──────── INPUT MATERIAL ────────
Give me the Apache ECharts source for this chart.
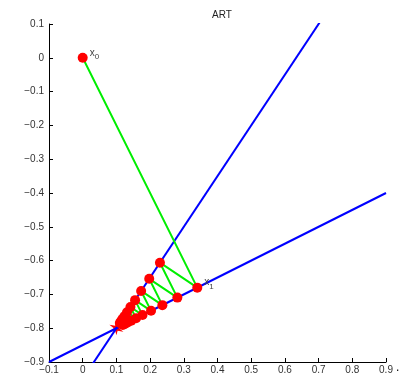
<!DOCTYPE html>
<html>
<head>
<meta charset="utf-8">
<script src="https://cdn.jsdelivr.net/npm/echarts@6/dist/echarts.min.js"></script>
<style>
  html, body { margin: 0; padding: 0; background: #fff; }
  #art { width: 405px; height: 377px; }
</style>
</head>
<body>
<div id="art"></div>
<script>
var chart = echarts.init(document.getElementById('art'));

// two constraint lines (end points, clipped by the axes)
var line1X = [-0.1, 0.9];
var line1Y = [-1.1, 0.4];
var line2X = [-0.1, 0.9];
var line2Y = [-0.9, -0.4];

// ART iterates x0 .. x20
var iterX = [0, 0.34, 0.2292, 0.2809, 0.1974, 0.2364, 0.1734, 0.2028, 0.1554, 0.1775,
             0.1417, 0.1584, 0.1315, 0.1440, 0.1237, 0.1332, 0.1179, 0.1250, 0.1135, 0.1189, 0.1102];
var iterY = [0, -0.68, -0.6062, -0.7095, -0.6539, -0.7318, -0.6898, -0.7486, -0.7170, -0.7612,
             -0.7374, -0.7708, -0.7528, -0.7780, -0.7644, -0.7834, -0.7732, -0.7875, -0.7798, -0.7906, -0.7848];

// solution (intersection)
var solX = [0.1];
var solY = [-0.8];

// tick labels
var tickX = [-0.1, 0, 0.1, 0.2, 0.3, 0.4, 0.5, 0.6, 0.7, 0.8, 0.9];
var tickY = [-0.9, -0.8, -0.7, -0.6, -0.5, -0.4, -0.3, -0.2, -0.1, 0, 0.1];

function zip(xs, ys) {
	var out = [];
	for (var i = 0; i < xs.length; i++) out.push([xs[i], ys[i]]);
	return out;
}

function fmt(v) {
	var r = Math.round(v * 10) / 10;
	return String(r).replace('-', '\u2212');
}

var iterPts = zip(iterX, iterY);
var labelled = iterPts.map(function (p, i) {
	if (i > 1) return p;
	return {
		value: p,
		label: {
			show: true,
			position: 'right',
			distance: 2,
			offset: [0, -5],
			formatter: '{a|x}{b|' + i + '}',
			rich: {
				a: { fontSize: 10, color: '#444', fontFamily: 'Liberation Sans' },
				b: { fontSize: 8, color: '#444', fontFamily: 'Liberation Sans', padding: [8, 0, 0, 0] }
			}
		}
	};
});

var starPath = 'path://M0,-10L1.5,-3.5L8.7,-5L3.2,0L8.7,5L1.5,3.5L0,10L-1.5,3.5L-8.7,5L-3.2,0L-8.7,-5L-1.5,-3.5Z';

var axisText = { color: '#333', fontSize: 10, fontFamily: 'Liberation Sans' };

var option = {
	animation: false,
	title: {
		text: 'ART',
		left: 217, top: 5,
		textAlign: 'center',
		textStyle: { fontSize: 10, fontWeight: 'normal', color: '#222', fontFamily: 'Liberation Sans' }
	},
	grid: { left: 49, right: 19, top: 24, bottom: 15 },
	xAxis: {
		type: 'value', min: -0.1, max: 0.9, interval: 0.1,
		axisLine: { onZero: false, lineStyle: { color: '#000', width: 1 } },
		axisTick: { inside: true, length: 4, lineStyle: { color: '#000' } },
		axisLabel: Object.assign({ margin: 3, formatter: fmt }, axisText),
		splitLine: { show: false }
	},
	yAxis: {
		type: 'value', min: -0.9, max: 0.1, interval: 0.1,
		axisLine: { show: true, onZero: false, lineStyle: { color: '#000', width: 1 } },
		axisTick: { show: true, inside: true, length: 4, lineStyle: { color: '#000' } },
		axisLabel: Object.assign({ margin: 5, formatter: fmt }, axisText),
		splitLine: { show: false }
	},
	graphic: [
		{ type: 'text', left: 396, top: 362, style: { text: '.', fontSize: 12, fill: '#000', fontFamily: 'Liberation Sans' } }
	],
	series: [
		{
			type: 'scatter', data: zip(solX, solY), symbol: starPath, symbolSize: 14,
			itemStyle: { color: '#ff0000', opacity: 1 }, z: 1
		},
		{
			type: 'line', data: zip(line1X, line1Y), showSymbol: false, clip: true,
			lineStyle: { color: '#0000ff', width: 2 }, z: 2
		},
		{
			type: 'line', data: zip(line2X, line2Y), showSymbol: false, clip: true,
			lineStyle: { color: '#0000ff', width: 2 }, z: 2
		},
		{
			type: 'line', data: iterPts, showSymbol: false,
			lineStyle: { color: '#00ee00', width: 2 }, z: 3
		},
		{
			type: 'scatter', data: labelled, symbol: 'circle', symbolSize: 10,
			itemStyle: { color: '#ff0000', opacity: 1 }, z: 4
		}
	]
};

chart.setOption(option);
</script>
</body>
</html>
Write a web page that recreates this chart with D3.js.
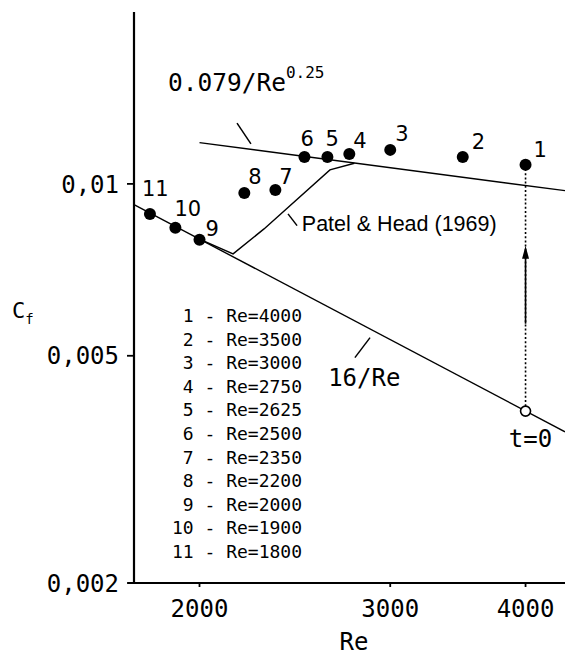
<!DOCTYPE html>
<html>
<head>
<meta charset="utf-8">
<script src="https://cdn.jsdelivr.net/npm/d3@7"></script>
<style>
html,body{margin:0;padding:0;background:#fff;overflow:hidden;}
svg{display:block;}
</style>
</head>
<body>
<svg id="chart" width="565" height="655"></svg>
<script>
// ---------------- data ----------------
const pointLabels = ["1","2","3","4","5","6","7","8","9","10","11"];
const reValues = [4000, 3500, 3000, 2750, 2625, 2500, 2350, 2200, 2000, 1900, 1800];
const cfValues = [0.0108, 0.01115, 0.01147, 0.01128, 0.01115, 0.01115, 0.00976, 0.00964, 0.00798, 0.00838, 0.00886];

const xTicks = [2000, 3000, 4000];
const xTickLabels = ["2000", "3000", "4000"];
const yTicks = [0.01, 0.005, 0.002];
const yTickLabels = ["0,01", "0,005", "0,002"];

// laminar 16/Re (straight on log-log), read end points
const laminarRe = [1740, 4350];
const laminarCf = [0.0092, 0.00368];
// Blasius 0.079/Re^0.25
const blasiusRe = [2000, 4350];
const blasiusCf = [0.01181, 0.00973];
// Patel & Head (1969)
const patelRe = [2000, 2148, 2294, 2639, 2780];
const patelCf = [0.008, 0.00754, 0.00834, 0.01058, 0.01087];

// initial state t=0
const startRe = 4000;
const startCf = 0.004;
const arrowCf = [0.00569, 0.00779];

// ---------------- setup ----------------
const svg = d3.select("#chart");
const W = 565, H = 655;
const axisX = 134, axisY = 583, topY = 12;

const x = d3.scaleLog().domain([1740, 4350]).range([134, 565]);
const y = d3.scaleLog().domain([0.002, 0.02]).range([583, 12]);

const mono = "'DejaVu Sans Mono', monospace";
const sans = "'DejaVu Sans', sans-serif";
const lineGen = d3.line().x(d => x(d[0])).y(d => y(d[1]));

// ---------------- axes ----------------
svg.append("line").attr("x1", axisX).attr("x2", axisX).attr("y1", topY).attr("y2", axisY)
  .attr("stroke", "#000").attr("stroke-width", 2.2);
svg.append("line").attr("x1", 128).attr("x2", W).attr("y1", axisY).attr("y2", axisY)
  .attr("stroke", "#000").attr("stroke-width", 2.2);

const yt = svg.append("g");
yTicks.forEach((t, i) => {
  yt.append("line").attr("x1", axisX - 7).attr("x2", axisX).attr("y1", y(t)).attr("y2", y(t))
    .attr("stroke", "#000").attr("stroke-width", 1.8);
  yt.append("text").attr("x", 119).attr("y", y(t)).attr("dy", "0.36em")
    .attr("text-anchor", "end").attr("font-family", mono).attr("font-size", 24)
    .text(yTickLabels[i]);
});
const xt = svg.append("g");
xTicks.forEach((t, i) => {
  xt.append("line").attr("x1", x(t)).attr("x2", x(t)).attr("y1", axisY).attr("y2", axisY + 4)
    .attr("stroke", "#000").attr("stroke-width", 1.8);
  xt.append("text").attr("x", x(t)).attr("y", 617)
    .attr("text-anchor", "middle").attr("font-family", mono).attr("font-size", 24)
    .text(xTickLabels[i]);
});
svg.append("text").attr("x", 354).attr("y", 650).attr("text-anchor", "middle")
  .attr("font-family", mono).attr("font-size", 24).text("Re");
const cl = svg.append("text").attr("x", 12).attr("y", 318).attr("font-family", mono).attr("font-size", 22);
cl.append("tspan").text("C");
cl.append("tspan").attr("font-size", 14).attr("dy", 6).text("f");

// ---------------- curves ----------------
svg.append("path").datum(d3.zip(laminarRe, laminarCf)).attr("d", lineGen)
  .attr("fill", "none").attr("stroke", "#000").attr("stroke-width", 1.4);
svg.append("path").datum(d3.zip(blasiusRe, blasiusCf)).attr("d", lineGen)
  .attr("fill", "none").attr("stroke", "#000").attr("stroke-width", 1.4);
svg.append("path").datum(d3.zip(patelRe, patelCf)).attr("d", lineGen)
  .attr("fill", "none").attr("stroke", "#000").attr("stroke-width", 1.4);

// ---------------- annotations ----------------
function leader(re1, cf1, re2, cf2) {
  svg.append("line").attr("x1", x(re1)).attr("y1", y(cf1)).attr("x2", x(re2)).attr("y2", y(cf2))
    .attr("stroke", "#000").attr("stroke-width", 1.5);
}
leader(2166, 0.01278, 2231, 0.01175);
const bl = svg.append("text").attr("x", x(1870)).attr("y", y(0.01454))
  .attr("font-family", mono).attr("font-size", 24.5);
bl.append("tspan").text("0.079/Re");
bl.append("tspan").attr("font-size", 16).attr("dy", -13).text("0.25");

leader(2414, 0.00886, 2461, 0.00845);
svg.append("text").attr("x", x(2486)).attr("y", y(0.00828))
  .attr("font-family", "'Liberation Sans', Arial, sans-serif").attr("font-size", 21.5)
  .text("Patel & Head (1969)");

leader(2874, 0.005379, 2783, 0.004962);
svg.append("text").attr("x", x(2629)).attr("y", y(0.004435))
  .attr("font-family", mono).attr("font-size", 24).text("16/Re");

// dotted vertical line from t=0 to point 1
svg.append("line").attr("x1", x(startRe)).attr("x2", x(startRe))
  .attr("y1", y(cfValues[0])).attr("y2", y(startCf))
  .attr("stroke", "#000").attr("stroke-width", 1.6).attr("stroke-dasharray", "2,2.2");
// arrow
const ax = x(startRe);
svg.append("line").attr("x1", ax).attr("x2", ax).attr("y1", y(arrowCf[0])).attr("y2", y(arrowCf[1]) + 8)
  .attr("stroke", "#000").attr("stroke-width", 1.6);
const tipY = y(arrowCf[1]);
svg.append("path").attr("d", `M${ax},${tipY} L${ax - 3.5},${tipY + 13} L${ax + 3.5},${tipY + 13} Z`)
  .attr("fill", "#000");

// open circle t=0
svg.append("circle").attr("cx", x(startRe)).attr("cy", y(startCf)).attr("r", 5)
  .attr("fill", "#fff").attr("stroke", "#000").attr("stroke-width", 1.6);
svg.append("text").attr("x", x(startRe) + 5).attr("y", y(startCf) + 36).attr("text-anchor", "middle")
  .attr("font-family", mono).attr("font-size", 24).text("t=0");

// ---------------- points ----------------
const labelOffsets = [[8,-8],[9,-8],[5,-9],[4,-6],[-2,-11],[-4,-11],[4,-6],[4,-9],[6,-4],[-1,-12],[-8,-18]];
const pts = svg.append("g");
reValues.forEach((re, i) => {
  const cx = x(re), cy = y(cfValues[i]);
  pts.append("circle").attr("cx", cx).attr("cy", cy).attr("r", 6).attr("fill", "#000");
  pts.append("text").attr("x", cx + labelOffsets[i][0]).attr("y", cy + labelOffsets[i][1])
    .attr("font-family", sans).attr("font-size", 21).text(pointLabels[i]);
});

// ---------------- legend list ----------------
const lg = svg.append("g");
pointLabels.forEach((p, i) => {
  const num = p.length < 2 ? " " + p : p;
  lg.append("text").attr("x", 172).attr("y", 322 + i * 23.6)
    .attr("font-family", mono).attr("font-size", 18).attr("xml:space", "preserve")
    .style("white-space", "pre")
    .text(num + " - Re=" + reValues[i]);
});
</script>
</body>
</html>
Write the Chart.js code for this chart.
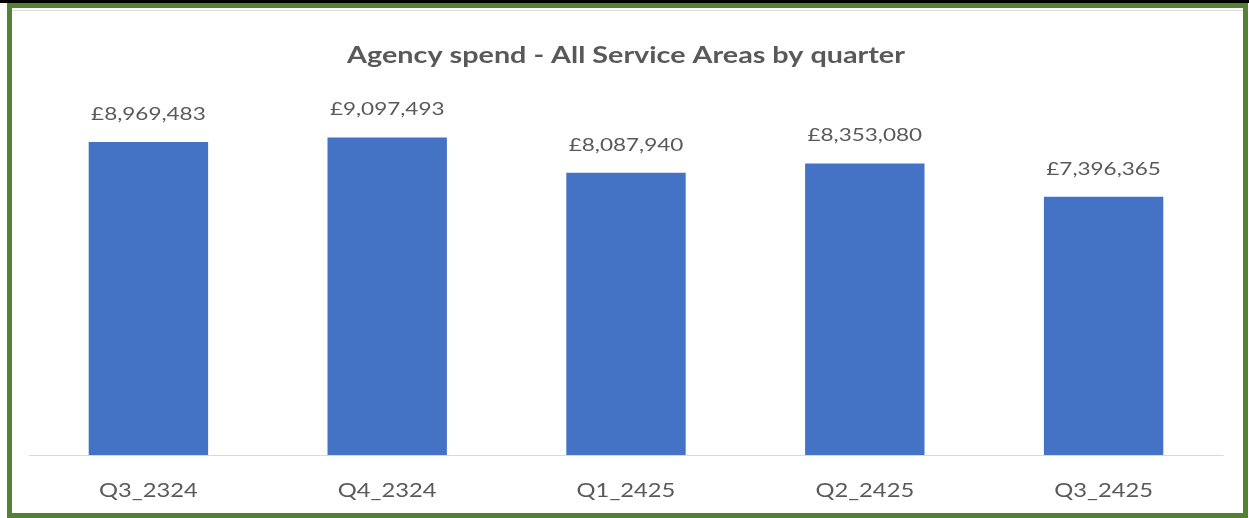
────────
**REQUIRED WORK**
Pictures excluded, repeat exactly the lines from the top of the material through the line with "-0.1, 0, 0.1];", including both of those lines.

**OUTPUT**
Give me the Apache ECharts source for this chart.
<!DOCTYPE html>
<html>
<head>
<meta charset="utf-8">
<script src="https://cdn.jsdelivr.net/npm/echarts@6/dist/echarts.min.js"></script>
<style>
  html, body { margin: 0; padding: 0; background: #fff; }
  #art { width: 405px; height: 377px; }
</style>
</head>
<body>
<div id="art"></div>
<script>
var chart = echarts.init(document.getElementById('art'));

// two constraint lines (end points, clipped by the axes)
var line1X = [-0.1, 0.9];
var line1Y = [-1.1, 0.4];
var line2X = [-0.1, 0.9];
var line2Y = [-0.9, -0.4];

// ART iterates x0 .. x20
var iterX = [0, 0.34, 0.2292, 0.2809, 0.1974, 0.2364, 0.1734, 0.2028, 0.1554, 0.1775,
             0.1417, 0.1584, 0.1315, 0.1440, 0.1237, 0.1332, 0.1179, 0.1250, 0.1135, 0.1189, 0.1102];
var iterY = [0, -0.68, -0.6062, -0.7095, -0.6539, -0.7318, -0.6898, -0.7486, -0.7170, -0.7612,
             -0.7374, -0.7708, -0.7528, -0.7780, -0.7644, -0.7834, -0.7732, -0.7875, -0.7798, -0.7906, -0.7848];

// solution (intersection)
var solX = [0.1];
var solY = [-0.8];

// tick labels
var tickX = [-0.1, 0, 0.1, 0.2, 0.3, 0.4, 0.5, 0.6, 0.7, 0.8, 0.9];
var tickY = [-0.9, -0.8, -0.7, -0.6, -0.5, -0.4, -0.3, -0.2, -0.1, 0, 0.1];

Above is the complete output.